Van vriend tot vriend
Priesterschapsmacht brengt vrede
Uit een interview door Lucy Stevenson Ewell.
Toen ik jong was, had ik last van de aandoening agammaglobulinemie. Daardoor kon mijn lichaam minder goed tegen bacteriën vechten, dus ik was vaak ziek.
Op een nacht werd ik wakker met hevige oorpijn. Het deed zo veel pijn dat het voelde alsof mijn hoofd zou ontploffen! Ik weet nog dat mijn vader en moeder mijn kamer binnenkwamen. Mijn moeder kwam op de rand van het bed zitten en nam me in haar armen. Toen plaatste mijn vader zijn handen op mijn hoofd en gaf me een priesterschapszegen. In die zegen vertelde hij me dat mijn hemelse Vader mij kende. Hij wist van mijn pijn. Hij zou me zegenen zodat ik de rest van de nacht kon doorslapen.
Ik werd al snel rustig en viel in slaap. Ik sliep de hele nacht en tot laat in de ochtend. Toen ik wakker werd, voelden mijn oren beter. Maar het duurde nog enkele jaren voordat ik helemaal van mijn ziekte was genezen.
Door de jaren heen gaf mijn vader mij steeds priesterschapszegens om me kracht te geven. Hij leerde mij dat mijn hemelse Vader door die zegens tot mij kon spreken. Mijn ziekte werd een manier waarop mijn hemelse Vader zorgde dat mijn geloof groeide.
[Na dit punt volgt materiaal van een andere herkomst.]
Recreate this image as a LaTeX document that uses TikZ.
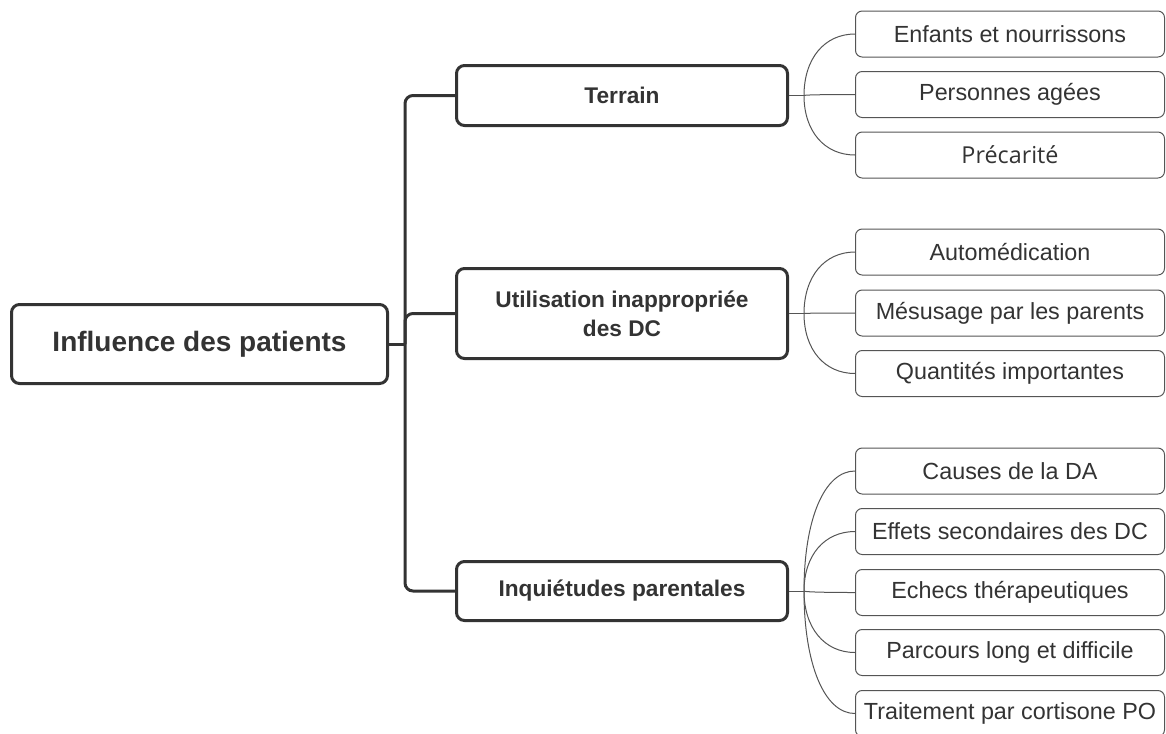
\documentclass[tikz,border=0pt]{standalone}
\usepackage{fontspec}
\setmainfont{Liberation Sans}
\newfontfamily\altfont{Open Sans}
\usetikzlibrary{calc}
\definecolor{ink}{HTML}{333333}
\definecolor{leafline}{HTML}{555555}
\begin{document}
\begin{tikzpicture}[x=0.75pt,y=-0.75pt,
  rootbox/.style={draw=ink, line width=2.25pt, rounded corners=6pt, fill=white, text=ink,
    font=\bfseries\fontsize{21}{25}\selectfont, minimum width=282pt, minimum height=59.25pt, inner sep=0pt},
  midbox/.style={draw=ink, line width=2.25pt, rounded corners=6pt, fill=white, text=ink,
    font=\bfseries\fontsize{17}{22}\selectfont, minimum width=248.25pt, inner sep=0pt, align=center},
  leafbox/.style={draw=leafline, line width=0.75pt, rounded corners=5pt, fill=white, text=ink,
    font=\fontsize{17.5}{20}\selectfont, minimum width=231.75pt, minimum height=34.5pt, inner sep=0pt},
  trunk/.style={draw=ink, line width=2.25pt, rounded corners=6pt},
  twig/.style={draw=leafline, line width=0.75pt}]
\useasboundingbox (0,0) rectangle (1166,733);

% root and branches
\node[rootbox] (root) at (199.5,344) {Influence des patients};
\node[midbox, minimum height=45pt] (terrain) at (622,95.5) {Terrain};
\node[midbox, minimum height=67.5pt] (util) at (622,313.5) {Utilisation inappropriée\\des DC};
\node[midbox, minimum height=44.25pt] (inq) at (622,591) {Inquiétudes parentales};

% leaves
\node[leafbox] (l11) at (1010,34) {Enfants et nourrissons};
\node[leafbox] (l12) at (1010,94.5) {Personnes agées};
\node[leafbox, font=\altfont\fontsize{17.5}{20}\selectfont] (l13) at (1010,155) {Précarité};
\node[leafbox] (l21) at (1010,252) {Automédication};
\node[leafbox] (l22) at (1010,313) {Mésusage par les parents};
\node[leafbox] (l23) at (1010,373.5) {Quantités importantes};
\node[leafbox] (l31) at (1010,471) {Causes de la DA};
\node[leafbox] (l32) at (1010,531.5) {Effets secondaires des DC};
\node[leafbox] (l33) at (1010,592.5) {Echecs thérapeutiques};
\node[leafbox] (l34) at (1010,652.5) {Parcours long et difficile};
\node[leafbox] (l35) at (1010,713.5) {Traitement par cortisone PO};

% trunk
\coordinate (tr) at (405,344);
\draw[trunk] (root.east) -- (tr);
\draw[trunk] (tr) |- (terrain.west);
\draw[trunk] (tr) |- (util.west);
\draw[trunk] (tr) |- (inq.west);

% forks
\coordinate (f1) at (804,95.5);
\coordinate (f2) at (804,313.5);
\coordinate (f3) at (804,591);
\draw[twig] (terrain.east) -- (f1);
\draw[twig] (util.east) -- (f2);
\draw[twig] (inq.east) -- (f3);
\foreach \f/\L in {f1/l11,f1/l12,f1/l13,f2/l21,f2/l22,f2/l23,f3/l31,f3/l32,f3/l33,f3/l34,f3/l35}
  \draw[twig] (\f) .. controls ($(\f)!0.6!(\f |- \L.west)$) and ($(\L.west)!0.6!(\f |- \L.west)$) .. (\L.west);
\end{tikzpicture}
\end{document}
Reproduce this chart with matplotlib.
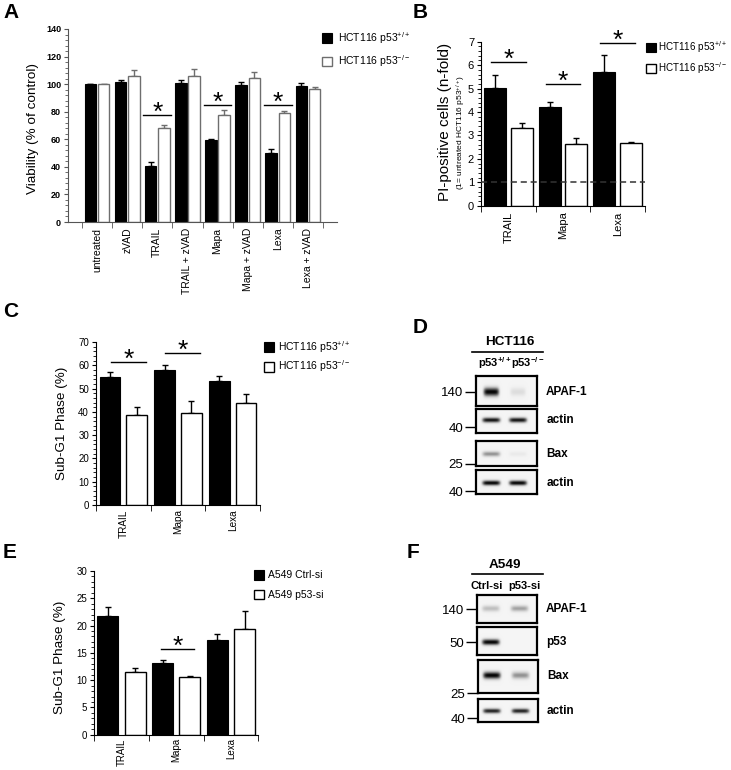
import matplotlib
matplotlib.use('Agg')
import matplotlib.pyplot as plt
import numpy as np

plt.rcParams['font.family'] = ['Liberation Sans', 'DejaVu Sans']
plt.rcParams['mathtext.fontset'] = 'custom'
plt.rcParams['mathtext.rm'] = 'Liberation Sans'
plt.rcParams['mathtext.bf'] = 'Liberation Sans:bold'
plt.rcParams['mathtext.default'] = 'regular'

W, H = 731, 770

# ---- panel A: viability ----
a_cats = ['untreated', 'zVAD', 'TRAIL', 'TRAIL + zVAD', 'Mapa', 'Mapa + zVAD', 'Lexa', 'Lexa + zVAD']
a_wt = [100, 101.7, 40.8, 100.8, 59.2, 99.6, 50.0, 98.9]
a_wt_err = [0, 1.3, 2.5, 1.9, 1.0, 2.2, 3.2, 1.9]
a_ko = [100, 105.6, 67.9, 105.6, 77.6, 104.6, 78.8, 96.2]
a_ko_err = [0, 4.4, 2.2, 5.1, 3.4, 4.2, 1.5, 1.9]
a_sig = [(2, 77.6), (4, 84.8), (6, 84.8)]

# ---- panel B: PI-positive cells ----
drug_cats = ['TRAIL', 'Mapa', 'Lexa']
b_wt = [5.01, 4.20, 5.69]
b_wt_err = [0.57, 0.24, 0.74]
b_ko = [3.30, 2.63, 2.66]
b_ko_err = [0.21, 0.25, 0.07]
b_sig = [(0, 6.12), (1, 5.18), (2, 6.96)]

# ---- panel C: sub-G1 HCT116 ----
c_wt = [55.1, 57.9, 53.3]
c_wt_err = [2.1, 2.3, 1.9]
c_ko = [38.6, 39.6, 43.9]
c_ko_err = [3.3, 4.9, 3.6]
c_sig = [(0, 61.5), (1, 65.1)]

# ---- panel E: sub-G1 A549 ----
e_ctrl = [21.8, 13.1, 17.4]
e_ctrl_err = [1.6, 0.5, 1.0]
e_si = [11.55, 10.63, 19.4]
e_si_err = [0.6, 0.1, 3.3]
e_sig = [(1, 15.7)]

lbl_wt = 'HCT116 p53$^{+/+}$'
lbl_ko = 'HCT116 p53$^{-/-}$'

# ---- western blots: band intensity per lane ----
d_lanes = ['p53$^{+/+}$', 'p53$^{-/-}$']
d_blots = ['APAF-1', 'actin', 'Bax', 'actin']
d_bands = [[0.95, 0.15], [0.9, 0.9], [0.45, 0.08], [0.95, 0.95]]
d_markers = ['140', '40', '25', '40']
f_lanes = ['Ctrl-si', 'p53-si']
f_blots = ['APAF-1', 'p53', 'Bax', 'actin']
f_bands = [[0.3, 0.4], [0.95, 0.0], [0.95, 0.45], [0.85, 0.85]]
f_markers = ['140', '50', '25', '40']

fig = plt.figure(figsize=(W / 100, H / 100), dpi=100)


def px_axes(x0, y0, x1, y1):
    return fig.add_axes([x0 / W, 1 - y1 / H, (x1 - x0) / W, (y1 - y0) / H])


def bar_panel(ax, wt, wt_err, ko, ko_err, lw_lbl, ko_lbl, off, width, ko_edge='k'):
    x = np.arange(len(wt))
    ax.bar(x - off, wt, width, color='k', edgecolor='k', lw=0.8, label=lw_lbl, zorder=2)
    ax.bar(x + off, ko, width, color='white', edgecolor=ko_edge, lw=1, label=ko_lbl, zorder=2)
    ax.errorbar(x - off, wt, yerr=[np.zeros(len(wt)), wt_err], fmt='none', ecolor='k',
                capsize=2.5, elinewidth=1, capthick=1, zorder=1)
    ax.errorbar(x + off, ko, yerr=[np.zeros(len(ko)), ko_err], fmt='none', ecolor=ko_edge,
                capsize=2.5, elinewidth=1, capthick=1, zorder=1)


def style(ax, cats, ymax, major, minor, xlim, tick_fs, xlab_fs, spine='k', bold=False, pad=4):
    n = len(cats)
    for s in ['top', 'right']:
        ax.spines[s].set_visible(False)
    for s in ['left', 'bottom']:
        ax.spines[s].set_color(spine)
    ax.set_xlim(*xlim)
    ax.set_ylim(0, ymax)
    ax.set_yticks(np.arange(0, ymax + 1e-6, major))
    ax.set_yticks(np.arange(0, ymax + 1e-6, minor), minor=True)
    ax.set_xticks(np.arange(n))
    ax.set_xticklabels(cats, rotation=90, fontsize=xlab_fs)
    ax.set_xticks(np.arange(-0.5, n), minor=True)
    ax.tick_params(axis='x', which='major', length=0, pad=pad)
    ax.tick_params(axis='x', which='minor', length=4, color=spine)
    ax.tick_params(axis='y', which='major', length=3, labelsize=tick_fs, pad=2, color=spine)
    ax.tick_params(axis='y', which='minor', length=2, color=spine)
    if bold:
        for t in ax.get_yticklabels():
            t.set_fontweight('bold')


def sig(ax, i, y, lo, hi, fs=19):
    ax.plot([i + lo, i + hi], [y, y], color='k', lw=1, clip_on=False)
    ax.annotate('*', xy=(i + (lo + hi) / 2, y), xytext=(0, -3.5), textcoords='offset points',
                ha='center', va='baseline', fontsize=fs, annotation_clip=False)


def legend(ax, x, y, fs, spacing, pad):
    ax.legend(loc='upper left', bbox_to_anchor=(x / W, 1 - y / H), bbox_transform=fig.transFigure,
              frameon=False, fontsize=fs, handlelength=1.0, handleheight=1.05,
              handletextpad=pad, labelspacing=spacing, borderpad=0, borderaxespad=0)


# ---------------- A ----------------
axA = px_axes(68, 29, 337, 222)
bar_panel(axA, a_wt, a_wt_err, a_ko, a_ko_err, lbl_wt, lbl_ko, 0.22, 0.38, ko_edge='#6e6e6e')
style(axA, a_cats, 140, 20, 4, (-0.965, 7.965), 6.5, 7.5, spine='#555555', bold=True)
for i, y in a_sig:
    sig(axA, i, y, -0.46, 0.46)
axA.text(-0.13, 0.487, 'Viability (% of control)', transform=axA.transAxes, rotation=90,
         ha='center', va='center', fontsize=9.7)
legend(axA, 322, 30, 7.5, 0.72, 0.5)

# ---------------- B ----------------
axB = px_axes(481, 41.7, 645, 205.7)
bar_panel(axB, b_wt, b_wt_err, b_ko, b_ko_err, lbl_wt, lbl_ko, 0.243, 0.4)
axB.axhline(1, ls=(0, (4, 2.5)), color='#333333', lw=1.1, zorder=3)
style(axB, drug_cats, 7, 1, 0.2, (-0.5, 2.5), 8, 8)
for i, y in b_sig:
    sig(axB, i, y, -0.32, 0.32)
axB.text(-0.22, 0.513, 'PI-positive cells (n-fold)', transform=axB.transAxes, rotation=90,
         ha='center', va='center', fontsize=11)
axB.text(-0.122, 0.446, '(1= untreated HCT116 p53$^{+/+}$)', transform=axB.transAxes, rotation=90,
         ha='center', va='center', fontsize=6)
legend(axB, 646, 39, 7.1, 0.55, 0.2)

# ---------------- C ----------------
axC = px_axes(96, 342, 260, 505)
bar_panel(axC, c_wt, c_wt_err, c_ko, c_ko_err, lbl_wt, lbl_ko, 0.245, 0.38)
style(axC, drug_cats, 70, 10, 2, (-0.5, 2.5), 7, 7.2, pad=3)
for i, y in c_sig:
    sig(axC, i, y, -0.23, 0.41)
axC.text(-0.207, 0.503, 'Sub-G1 Phase (%)', transform=axC.transAxes, rotation=90,
         ha='center', va='center', fontsize=9.7)
legend(axC, 264, 339, 7.5, 0.35, 0.3)

# ---------------- E ----------------
axE = px_axes(94.3, 571, 258.3, 734.7)
bar_panel(axE, e_ctrl, e_ctrl_err, e_si, e_si_err, 'A549 Ctrl-si', 'A549 p53-si', 0.25, 0.385)
style(axE, drug_cats, 30, 5, 1, (-0.5, 2.5), 7, 7.0, pad=2.5)
for i, y in e_sig:
    sig(axE, i, y, -0.28, 0.33)
axE.text(-0.209, 0.47, 'Sub-G1 Phase (%)', transform=axE.transAxes, rotation=90,
         ha='center', va='center', fontsize=9.7)
legend(axE, 254, 570, 7.5, 0.9, 0.3)


# ---------------- blots ----------------
def blot(box, bands, lanes_x, yc, name, marker, mpos, half_w=0.15, sig_y=0.11):
    ax = px_axes(*box)
    xx = np.linspace(0, 1, 160)
    yy = np.linspace(0, 1, 60)
    X, Y = np.meshgrid(xx, yy)
    img = np.full_like(X, 0.09)
    for lx, it in zip(lanes_x, bands):
        img += it * np.exp(-((X - lx) / half_w) ** 6 - ((Y - yc) / sig_y) ** 2)
    ax.imshow(img, cmap='Greys', vmin=0, vmax=1.05, extent=[0, 1, 0, 1], origin='lower',
              aspect='auto', interpolation='bilinear')
    for s in ax.spines.values():
        s.set_linewidth(1.6)
    ax.set_xticks([])
    ax.set_yticks([mpos])
    ax.set_yticklabels([marker], fontsize=9.5)
    ax.tick_params(axis='y', length=8, width=1, pad=1)
    ax.set_ylim(0, 1)
    ax.text(1.15, yc, name, transform=ax.transAxes, ha='left', va='center',
            fontsize=8.5, fontweight='bold')
    return ax


# D
d_boxes = [(476, 376, 537, 406), (476, 409, 537, 433), (476, 441, 537, 466), (476, 470, 537, 494)]
d_yc = [0.47, 0.54, 0.48, 0.46]
d_mpos = [0.47, 0.25, 0.08, 0.125]
d_lx = [0.25, 0.69]
for k in range(4):
    if k == 0:
        blot(d_boxes[k], d_bands[k], d_lx, d_yc[k], d_blots[k], d_markers[k], d_mpos[k],
             half_w=0.13, sig_y=0.15)
    else:
        blot(d_boxes[k], d_bands[k], d_lx, d_yc[k], d_blots[k], d_markers[k], d_mpos[k])
fig.text(510 / W, 1 - 342 / H, 'HCT116', ha='center', va='center', fontsize=9.7, fontweight='bold')
fig.add_artist(plt.Line2D([472 / W, 543 / W], [1 - 352 / H, 1 - 352 / H], color='k', lw=1.2))
for x, t in zip([495, 528], d_lanes):
    fig.text(x / W, 1 - 363 / H, t, ha='center', va='center', fontsize=8, fontweight='bold')

# F
f_boxes = [(477, 595, 537, 623), (477, 627, 537, 655), (478, 660, 538, 693), (478, 699, 538, 722)]
f_yc = [0.5, 0.46, 0.52, 0.48]
f_mpos = [0.5, 0.46, 0.0, 0.17]
f_lx = [0.23, 0.71]
for k in range(4):
    blot(f_boxes[k], f_bands[k], f_lx, f_yc[k], f_blots[k], f_markers[k], f_mpos[k])
fig.text(505 / W, 1 - 565 / H, 'A549', ha='center', va='center', fontsize=9.7, fontweight='bold')
fig.add_artist(plt.Line2D([472 / W, 543 / W], [1 - 574 / H, 1 - 574 / H], color='k', lw=1.2))
for x, t in zip([487, 524], f_lanes):
    fig.text(x / W, 1 - 586 / H, t, ha='center', va='center', fontsize=8, fontweight='bold')

# panel letters
for t, x, y in [('A', 3, 3), ('B', 413, 3), ('C', 3, 302), ('D', 413, 318), ('E', 3, 543), ('F', 407, 543)]:
    fig.text(x / W, 1 - y / H, t, ha='left', va='top', fontsize=15, fontweight='bold')

fig.savefig('out.png', dpi=100)
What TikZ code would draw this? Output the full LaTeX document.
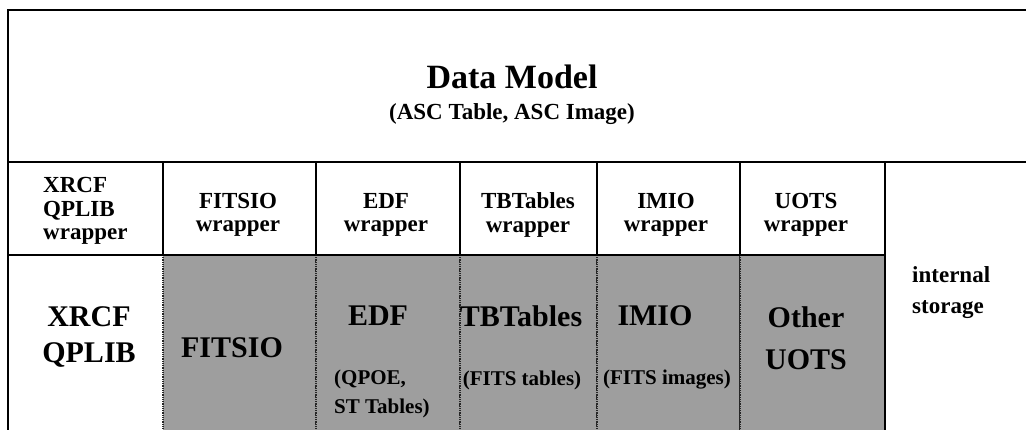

Priesterschapszegens zijn beschikbaar voor jou en voor alle kinderen van onze hemelse Vader. We hebben allemaal verschillende moeilijkheden. We wonen op verschillende plaatsen en behoren tot verschillende gezinnen. Sommigen van jullie hebben misschien geen vader die je een priesterschapszegen kan geven. Je kunt in plaats daarvan je dienende broeders of je kerkleiders om een zegen vragen.
Een ding is hetzelfde voor ons allemaal. En dat is de liefde van onze hemelse Vader voor ons. We zijn allemaal gelijk in de ogen van God. Onze hemelse Vader wil ons allemaal zegenen door zijn priesterschapsmacht.
Ik wil jullie laten weten dat je hemelse Vader je kent en liefheeft. Hij weet hoe je heet. Zijn liefdevolle armen zijn naar je uitgestrekt.